In particular, such an implementation will by design not keep the
whole data set in memory, but need to de-serialize it from disk again on
each iteration. This is overhead, but saves memory.
- Design: MapReduce is designed for huge clusters, where you must expect
nodes to crash during your computation. Well, chances are that my computer
will survive 45 minutes, so I do not need this for this data size. However,
when you really have large data, and need multiple hours on 1000
nodes to process it, then this becomes important to survive losing
a node. The cost is that all interim results are written to the distributed
filesystem. This extra I/O comes, again, at a cost.
Let me emphasize this: I'm not saying, Hadoop/Mahout is bad. I'm
saying: this data set is not big enough to make Mahout beneficial.
Conclusions: As long as your data fits into your main memory and
takes just a few hours to compute, don't go for Hadoop.
It will likely be faster on a single node by avoiding the overhead
associated with (current) distributed implementations.
Sometimes, it may also be a solution to use the cluster only for preparing
the data, then get it to a powerful workstation, and analyze it there. We did
do this with the images: for extracting the image features, we used a
distributed implementation (not on Hadoop, but on a dozen PCs).
I'm not saying it will stay that way. I have plans for starting
"Project HELKI", aka "ELKI on Hadoop". Because I do sometimes hit the
barrier of what I can compute on my 8 core CPU in an "reasonable" amount
of time. And of course, Mahout will improve over time, and hopefully lose
some of its "Java boxing" weight.
But before trying to run everything on a cluster, always try to run it
on a single node first.

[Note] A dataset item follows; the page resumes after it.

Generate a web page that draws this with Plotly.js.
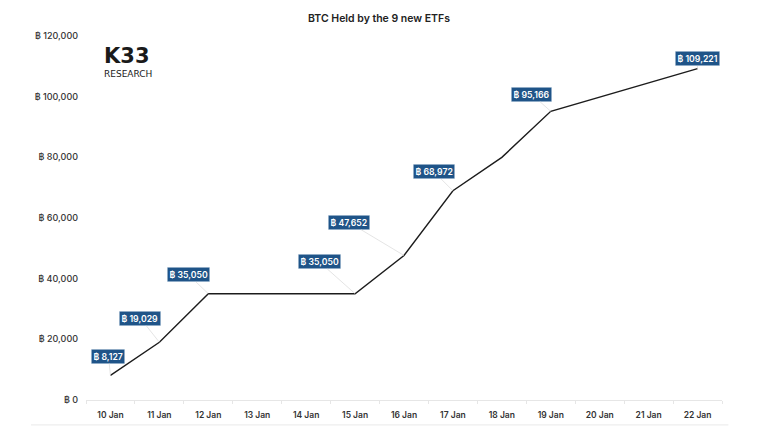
<!DOCTYPE html>
<html>
<head>
<meta charset="utf-8">
<script src="https://cdn.plot.ly/plotly-3.0.1.min.js"></script>
<style>html, body { margin: 0; padding: 0; background: #fff; }</style>
</head>
<body>
<div id="chart" style="width:775px;height:439px;"></div>
<script>
var days = ['10 Jan', '11 Jan', '12 Jan', '13 Jan', '14 Jan', '15 Jan', '16 Jan', '17 Jan', '18 Jan', '19 Jan', '20 Jan', '21 Jan', '22 Jan'];
// no reading on the weekend days, the line just runs across them
var btcHeld = [8127, 19029, 35050, null, null, 35050, 47652, 68972, 80000, 95166, null, null, 109221];
var labelledDays = ['10 Jan', '11 Jan', '12 Jan', '15 Jan', '16 Jan', '17 Jan', '19 Jan', '22 Jan'];
var labelOffsetX = [-2, -19, -20, -36, -55, -19, -19, 0];
var labelOffsetY = [-19, -24, -19, -32, -33, -19, -17, -10];

var FONT = 'Inter, "Open Sans", sans-serif';
var LOGO_FONT = '"DejaVu Sans", sans-serif';

var annotations = labelledDays.map(function (day, i) {
    var value = btcHeld[days.indexOf(day)];
    return {
        x: day,
        y: value,
        xref: 'x',
        yref: 'y',
        text: '฿ ' + value.toLocaleString('en-US'),
        showarrow: true,
        arrowhead: 0,
        arrowwidth: 0.7,
        arrowcolor: '#d9d9d9',
        ax: labelOffsetX[i],
        ay: labelOffsetY[i],
        bgcolor: '#1f5488',
        bordercolor: '#c9d8e6',
        borderwidth: 0.5,
        borderpad: 2,
        font: {family: FONT, size: 8.7, color: '#ffffff', weight: 600}
    };
});

// logo, one annotation so the two lines sit tight together
annotations.push({
    xref: 'paper', yref: 'paper', x: 0.0283, y: 0.931,
    xanchor: 'left', yanchor: 'middle', align: 'left', showarrow: false,
    text: '<span style="font-size:21px"><b>K33</b></span><br><span style="font-size:9px">RESEARCH</span>',
    borderpad: 0, borderwidth: 0,
    font: {family: LOGO_FONT, size: 10.5, color: '#1a1a1a'}
});

var trace = {
    x: days,
    y: btcHeld,
    type: 'scatter',
    mode: 'lines',
    connectgaps: true,
    line: {color: '#1c1c1c', width: 1.4},
    hoverinfo: 'x+y'
};

var layout = {
    width: 775,
    height: 439,
    margin: {l: 86, r: 53, t: 35.5, b: 38.5},
    paper_bgcolor: '#ffffff',
    plot_bgcolor: '#ffffff',
    showlegend: false,
    title: {
        text: 'BTC Held by the 9 new ETFs',
        x: 379 / 775,
        xanchor: 'center',
        y: 1 - 18 / 439,
        yanchor: 'middle',
        font: {family: FONT, size: 10.5, color: '#222222', weight: 600}
    },
    xaxis: {
        type: 'category',
        range: [-0.5, 12.5],
        tickson: 'boundaries',
        ticks: 'outside',
        ticklen: 3,
        tickcolor: '#e6e6e6',
        tickwidth: 0.7,
        ticklabelstandoff: 7,
        showline: true,
        linecolor: '#e6e6e6',
        linewidth: 0.7,
        showgrid: false,
        zeroline: false,
        tickfont: {family: FONT, size: 8.5, color: '#333333', weight: 600}
    },
    yaxis: {
        range: [0, 120000],
        tick0: 0,
        dtick: 20000,
        tickprefix: '฿ ',
        tickformat: ',d',
        showgrid: false,
        showline: false,
        zeroline: false,
        ticks: '',
        ticklabelstandoff: 7,
        automargin: false,
        tickfont: {family: FONT, size: 9, color: '#333333', weight: 500}
    },
    annotations: annotations,
    shapes: [{
        type: 'line',
        xref: 'paper', yref: 'paper',
        x0: -0.0865, x1: 1.01, y0: -0.0685, y1: -0.0685,
        line: {color: '#e3e3e3', width: 0.8}
    }]
};

Plotly.newPlot('chart', [trace], layout, {displayModeBar: false});
</script>
</body>
</html>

You can still figure out how to scale up later, once
you really know what you need.
And last but not least, consider whether scaling up really makes sense.
K-means results don't really get better with a larger data set. They are
averages, and adding more data will likely only change the last few
digits. Now if you have an implementation that doesn't pay attention to
numerical issues, you might end up with more numerical error than you gained
from that extra data.
In fact, k-means can effectively be accelerated by processing a sample
first, and only refining this on the full data set then. And:
sampling is the most important "big data" approach. In particular when
using statistical methods, consider whether more data can really be expected to
improve your quality.
Better algorithms: K-means is a very crude heuristic. It optimizes the sum
of squared deviations, which may be not too meaningful for your problem. It is
not very noise tolerant, either. And there are thousands of variants. For
example bisecting k-means, which no longer is embarrassingly parallel (i.e.
it is not as easy to implement on MapReduce), but took just 7 minutes doing
20 iterations for each split. The algorithm can be summarized as starting with
k=2, then always splitting the largest cluster in two until you have the
desired k. For many use cases, this result will be just as good as the full
Don't get me wrong. There are true big data problems. Web scale search,
for example. Or product and friend recommendations at Facebook scale.
But chances are that you don't have this amount of data.
Google probably doesn't employ k-means at that scale either.
(actually, Google runs k-means on 5 mio keypoints for vector quantization;
which, judging my experience here, can still be done one a single host; in
particular with hierarchical approaches such as bisecting k-means)
Don't choose the wrong tool for the wrong problem!